The blast blew off much of the barracks’ facade, left a deep crater that filled with water from broken underground pipes and hurled the van that carried the bomb about 230 feet (70 meters). There was no warning beforehand, no attempt to give people inside time to evacuate.

“The attack aimed to cause deaths,” Rubalcaba told reporters after rushing to the scene. “After today, we know that we are dealing with murderers, savages and lunatics. That doesn’t make them stronger, but it undoubtedly makes them more dangerous.”

The explosion came just days after Spain’s El Mundo newspaper reported that Spanish authorities had received intelligence reports that three vans had been prepared as car bombs and were expected to cross into Spain from France. One of the vehicles mentioned was a Mercedes Vito, the same model that was used in the Burgos attack.

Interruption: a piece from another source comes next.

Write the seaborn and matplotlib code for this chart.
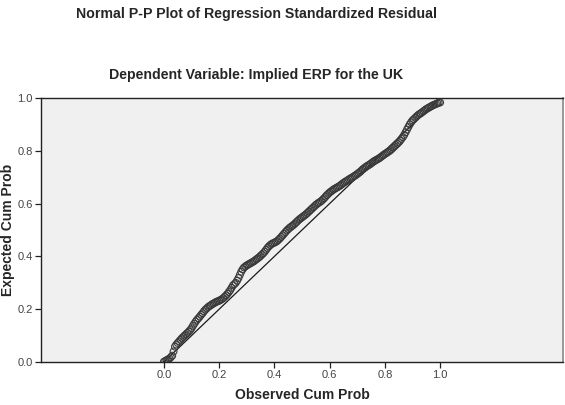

The attack occurred at a politically charged moment. The 50th anniversary of ETA’s founding is Friday, and the group has a history of bombings during holidays or before Spain’s economically important summer vacation period, which begins this weekend.

ETA — founded in 1959 — has killed more than 825 people since 1968, when it launched its violent campaign for an independent homeland in the Basque region of northern Spain and southwestern France. Its name is a Basque-language acronym for Basque Homeland and Freedom.

In its half-century of existence, ETA has outlasted every other major armed group in Europe, including the IRA in Northern Ireland, Italy’s Red Brigades and Germany’s Baader-Meinhof.

The Basque group has been hobbled by a wave of arrests since peace talks with the Spanish government collapsed in 2006, and since France stepped up cooperation following the killing of two Spanish police officers working on French soil last year.